Kaivalya & van der Kooij's Myths of the Asanas
The book is fascinating as it tells us the myths behind the various poses. After reading this, I was able to think about the more metaphorical purpose of each pose. For example, have you wondered what halasana – plough pose – is all about? Or virabhadrasana – warrior pose? How about fish pose – matsyasana?
On my YouTube channel, I have shared 15 of these stories and the associated poses – check it out: https://www.youtube.com/
Michael Stone's The Inner Tradition of Yoga
Stone highlights some of the transformative dimensions of yoga. He explains how suffering continues in cycles. The turning of the wheel of suffering (dukkha) is called 'samsara,' which is a metaphor for meaninglessness. It refers to the endless cycle of birth, death, and rebirth.

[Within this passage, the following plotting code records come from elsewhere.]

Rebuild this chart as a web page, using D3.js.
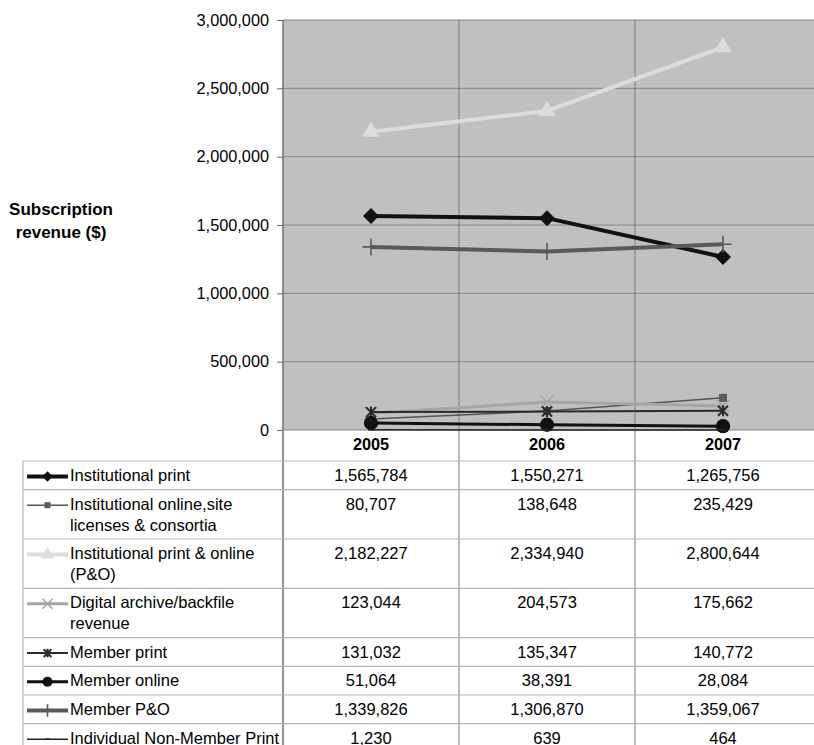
<!DOCTYPE html>
<html>
<head>
<meta charset="utf-8">
<script src="https://cdn.jsdelivr.net/npm/d3@7"></script>
<style>
  html, body { margin: 0; padding: 0; background: #fff; }
  svg text { font-family: "Liberation Sans", Arial, sans-serif; fill: #000; }
</style>
</head>
<body>
<svg id="chart" width="814" height="745"></svg>
<script>
// ---- data ----
const years = ["2005", "2006", "2007"];
const yTicks = [0, 500000, 1000000, 1500000, 2000000, 2500000, 3000000];

const seriesLabels = [
  ["Institutional print"],
  ["Institutional online,site", "licenses & consortia"],
  ["Institutional print & online", "(P&O)"],
  ["Digital archive/backfile", "revenue"],
  ["Member print"],
  ["Member online"],
  ["Member P&O"],
  ["Individual Non-Member Print"]
];

const institutionalPrint = [1565784, 1550271, 1265756];
const institutionalOnline = [80707, 138648, 235429];
const institutionalPO = [2182227, 2334940, 2800644];
const digitalArchive = [123044, 204573, 175662];
const memberPrint = [131032, 135347, 140772];
const memberOnline = [51064, 38391, 28084];
const memberPO = [1339826, 1306870, 1359067];
const individualNonMember = [1230, 639, 464];

const seriesValues = [
  institutionalPrint, institutionalOnline, institutionalPO, digitalArchive,
  memberPrint, memberOnline, memberPO, individualNonMember
];

// ---- custom stroke symbols ----
const plusSym = { draw(c, s) { const r = Math.sqrt(s) / 2; c.moveTo(-r, 0); c.lineTo(r, 0); c.moveTo(0, -r); c.lineTo(0, r); } };
const timesSym = { draw(c, s) { const r = Math.sqrt(s) / 2; c.moveTo(-r, -r); c.lineTo(r, r); c.moveTo(-r, r); c.lineTo(r, -r); } };
const asteriskSym = { draw(c, s) { const r = Math.sqrt(s) / 2; c.moveTo(-r, -r); c.lineTo(r, r); c.moveTo(-r, r); c.lineTo(r, -r); c.moveTo(0, -r * 1.1); c.lineTo(0, r * 1.1); } };
const dashSym = { draw(c, s) { const r = Math.sqrt(s) / 2; c.moveTo(-r, 0); c.lineTo(r, 0); } };
const diamondSym = { draw(c, s) { const r = Math.sqrt(s) / 2; c.moveTo(0, -r); c.lineTo(r, 0); c.lineTo(0, r); c.lineTo(-r, 0); c.closePath(); } };

// line / marker styles per series
const styles = [
  { color: "#111", width: 4, sym: diamondSym, size: 256, legSize: 110, fill: true },
  { color: "#555", width: 1.5, sym: d3.symbolSquare, size: 64, legSize: 36, fill: true, mcolor: "#5a5a5a" },
  { color: "#dcdcdc", width: 4, sym: d3.symbolTriangle, size: 135, legSize: 75, fill: true },
  { color: "#a6a6a6", width: 3, sym: timesSym, size: 169, legSize: 100, fill: false, sw: 1.6 },
  { color: "#2a2a2a", width: 2, sym: asteriskSym, size: 100, legSize: 60, fill: false, sw: 2 },
  { color: "#111", width: 3, sym: d3.symbolCircle, size: 160, legSize: 80, fill: true },
  { color: "#5a5a5a", width: 4, sym: plusSym, size: 289, legSize: 160, fill: false, sw: 1.6 },
  { color: "#222", width: 1.5, sym: dashSym, size: 36, legSize: 25, fill: false, sw: 1.5 }
];

// ---- layout ----
const svg = d3.select("#chart");
const plotLeft = 283, plotRight = 811, plotTop = 20, plotBottom = 430;
const tableLeft = 23, tableRight = 814, tableTop = 461;
const tableFont = "16.5px";

const x = d3.scaleBand().domain(years).range([plotLeft, plotRight]);
const y = d3.scaleLinear().domain([0, 3000000]).range([plotBottom, plotTop]);
const cx = d => x(d) + x.bandwidth() / 2;

// plot background
svg.append("rect")
  .attr("x", plotLeft).attr("y", plotTop)
  .attr("width", tableRight - plotLeft).attr("height", plotBottom - plotTop)
  .attr("fill", "#c0c0c0");

// horizontal gridlines
svg.append("g").selectAll("line").data(yTicks).join("line")
  .attr("x1", plotLeft).attr("x2", tableRight)
  .attr("y1", d => y(d)).attr("y2", d => y(d))
  .attr("stroke", "#858585").attr("stroke-width", 1);

// vertical category separators (through plot and table)
const tableRowsBottom = 752;
svg.append("g").selectAll("line").data(years.slice(1)).join("line")
  .attr("x1", d => x(d)).attr("x2", d => x(d))
  .attr("y1", plotTop).attr("y2", tableRowsBottom)
  .attr("stroke", "#7a7a7a").attr("stroke-width", 1);

// y axis
const yAxis = d3.axisLeft(y).tickValues(yTicks).tickFormat(d3.format(",")).tickSize(6).tickPadding(8);
const gy = svg.append("g").attr("transform", `translate(${plotLeft},0)`).call(yAxis);
gy.select(".domain").remove();
gy.selectAll(".tick line").attr("stroke", "#666");
gy.selectAll(".tick text").style("font-size", "16.3px").style("font-family", "'Liberation Sans', Arial, sans-serif").attr("fill", "#000");

// axis line extending through table
svg.append("line")
  .attr("x1", plotLeft).attr("x2", plotLeft).attr("y1", plotTop).attr("y2", tableRowsBottom)
  .attr("stroke", "#707070").attr("stroke-width", 1.5);

// y axis title
const title = svg.append("text").attr("text-anchor", "middle")
  .style("font-size", "17px").style("font-weight", "bold");
title.append("tspan").attr("x", 61).attr("y", 215).text("Subscription");
title.append("tspan").attr("x", 61).attr("y", 238).text("revenue ($)");

// ---- series ----
const line = d3.line().x((d, i) => cx(years[i])).y(d => y(d));
const seriesG = svg.append("g");
seriesValues.forEach((vals, si) => {
  const st = styles[si];
  seriesG.append("path").datum(vals)
    .attr("d", line).attr("fill", "none")
    .attr("stroke", st.color).attr("stroke-width", st.width)
    .attr("stroke-linejoin", "round");
  const mc = st.mcolor || st.color;
  seriesG.append("g").selectAll("path").data(vals).join("path")
    .attr("transform", (d, i) => `translate(${cx(years[i])},${y(d)})`)
    .attr("d", d3.symbol().type(st.sym).size(st.size))
    .attr("fill", st.fill ? mc : "none")
    .attr("stroke", st.fill ? "none" : mc)
    .attr("stroke-width", st.sw || 0);
});

// ---- data table ----
// header row with years
svg.append("g").selectAll("text").data(years).join("text")
  .attr("x", d => cx(d)).attr("y", 450)
  .attr("text-anchor", "middle")
  .style("font-size", "16.3px").style("font-weight", "bold")
  .text(d => d);

// row extents from label line counts
const rowTops = [];
let acc = tableTop;
seriesLabels.forEach(lbl => { rowTops.push(acc); acc += lbl.length > 1 ? 49.3 : 28.7; });
const rowBounds = rowTops.concat([acc]);

// horizontal row lines
svg.append("g").selectAll("line").data(rowBounds).join("line")
  .attr("x1", tableLeft).attr("x2", tableRight)
  .attr("y1", d => d).attr("y2", d => d)
  .attr("stroke", "#b4b4b4").attr("stroke-width", 1.2);

// table left border
svg.append("line")
  .attr("x1", tableLeft).attr("x2", tableLeft).attr("y1", tableTop).attr("y2", tableRowsBottom)
  .attr("stroke", "#b4b4b4").attr("stroke-width", 1.2);

const fmt = d3.format(",");
seriesLabels.forEach((lbl, si) => {
  const top = rowTops[si];
  const st = styles[si];
  const g = svg.append("g");
  // legend key
  const ky = top + 15.5;
  g.append("line").attr("x1", 27).attr("x2", 68).attr("y1", ky).attr("y2", ky)
    .attr("stroke", st.color).attr("stroke-width", st.width);
  const mc = st.mcolor || st.color;
  g.append("path")
    .attr("transform", `translate(47.5,${ky})`)
    .attr("d", d3.symbol().type(st.sym).size(st.legSize))
    .attr("fill", st.fill ? mc : "none")
    .attr("stroke", st.fill ? "none" : mc)
    .attr("stroke-width", st.sw || 0);
  // label
  const t = g.append("text").style("font-size", tableFont);
  lbl.forEach((ln, li) => t.append("tspan").attr("x", 70).attr("y", top + 20 + li * 21).text(ln));
  // values
  g.selectAll("text.val").data(seriesValues[si]).join("text")
    .attr("class", "val")
    .attr("x", (d, i) => cx(years[i])).attr("y", top + 20)
    .attr("text-anchor", "middle").style("font-size", tableFont)
    .text(d => fmt(d));
});
</script>
</body>
</html>
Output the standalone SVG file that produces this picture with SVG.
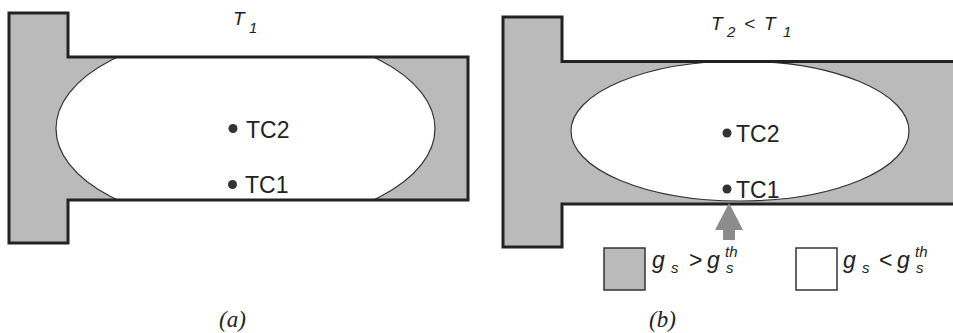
<svg xmlns="http://www.w3.org/2000/svg" width="953" height="333" viewBox="0 0 953 333">
<style>
.body{fill:#bababa;stroke:none}
.outline{fill:none;stroke:#222;stroke-width:3;stroke-linejoin:miter}
.zone{fill:#fff;stroke:#333;stroke-width:1.2}
.dot{fill:#333}
.tc{font-family:"Liberation Sans",Arial,sans-serif;font-size:23px;fill:#222}
.tl{font-family:"Liberation Sans",Arial,sans-serif;font-style:italic;font-size:19px;fill:#222}
.lg{font-family:"Liberation Sans",Arial,sans-serif;font-style:italic;font-size:23px;fill:#222}
.sm{font-size:15px}
.cap{font-family:"Liberation Serif","Times New Roman",serif;font-style:italic;font-size:23px;fill:#222}
</style>
<defs>
<clipPath id="barA"><path d="M9,13 H68 V57 H468 V200 H68 V243 H9 Z"/></clipPath>
<clipPath id="barB"><path d="M503,17 H562 V61.5 H960 V204 H562 V247 H503 Z"/></clipPath>
</defs>
<rect width="953" height="333" fill="#fff"/>

<g id="panel-a">
<path class="body" d="M9,13 H68 V57 H468 V200 H68 V243 H9 Z"/>
<ellipse class="zone" cx="245.5" cy="128.5" rx="189.5" ry="97" clip-path="url(#barA)"/>
<path class="outline" d="M9,13 H68 V57 H468 V200 H68 V243 H9 Z"/>
<text class="tl"><tspan x="233" y="25">T</tspan><tspan class="sm" x="249" y="33">1</tspan></text>
</g>
<g id="tc2-a"><circle class="dot" cx="233" cy="128.5" r="4.5"/><text class="tc" x="246" y="137.5">TC2</text></g>
<g id="tc1-a"><circle class="dot" cx="232.5" cy="184.5" r="4.5"/><text class="tc" x="245" y="193">TC1</text></g>

<g id="panel-b">
<path class="body" d="M503,17 H562 V61.5 H960 V204 H562 V247 H503 Z"/>
<ellipse class="zone" cx="740" cy="131" rx="169" ry="70" clip-path="url(#barB)"/>
<path class="outline" d="M503,17 H562 V61.5 H960 V204 H562 V247 H503 Z"/>
<text class="tl"><tspan x="711" y="30">T</tspan><tspan class="sm" x="727" y="37">2</tspan><tspan x="744" y="30">&lt;</tspan><tspan x="764" y="30">T</tspan><tspan class="sm" x="783" y="37">1</tspan></text>
</g>
<g id="tc2-b"><circle class="dot" cx="727" cy="133" r="4.5"/><text class="tc" x="736" y="142">TC2</text></g>
<g id="tc1-b"><circle class="dot" cx="727" cy="189" r="4.5"/><text class="tc" x="736" y="198">TC1</text></g>

<g id="connectors">
<polygon fill="#8c8c8c" points="729,203 743,230 735,230 735,240 723,240 723,230 715,230"/>
</g>

<g id="legend-gray">
<rect x="604" y="248" width="41" height="42" fill="#bababa" stroke="#333" stroke-width="1.5"/>
<text class="lg"><tspan x="652" y="268">g</tspan><tspan class="sm" x="671" y="273">s</tspan><tspan font-style="normal" x="689" y="268">&gt;</tspan><tspan x="707" y="268">g</tspan><tspan class="sm" x="725" y="257">th</tspan><tspan class="sm" x="726" y="273">s</tspan></text>
</g>
<g id="legend-white">
<rect x="796" y="248" width="41" height="42" fill="#fff" stroke="#333" stroke-width="1.5"/>
<text class="lg"><tspan x="843" y="268">g</tspan><tspan class="sm" x="862" y="273">s</tspan><tspan font-style="normal" x="879" y="268">&lt;</tspan><tspan x="897" y="268">g</tspan><tspan class="sm" x="915" y="257">th</tspan><tspan class="sm" x="916" y="273">s</tspan></text>
</g>

<text class="cap" x="219" y="327">(a)</text>
<text class="cap" x="649" y="327">(b)</text>
</svg>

Each moment of experience, whether in stillness or reactivity, sets up the pattern for the next consecutive moment (karma). As we take actions (karma), based on our habitual patterns, we reinforce in the mind and body those same patterns. We are unable to experience the present moment without filters of perception. These feedback loops we create form our psychological and physical patterns (samskaras), as ingrained and self-perpetuating matrices that keep us bound to our conditioned existence, preventing us from experiencing each moment with freedom. With practice, we are able to transcend our patterns and meet each and every moment with openness. Then we arrive in the present moments of life, free to respond with an open and creative heart. Yoga is a path out of our present conditioning towards this freedom.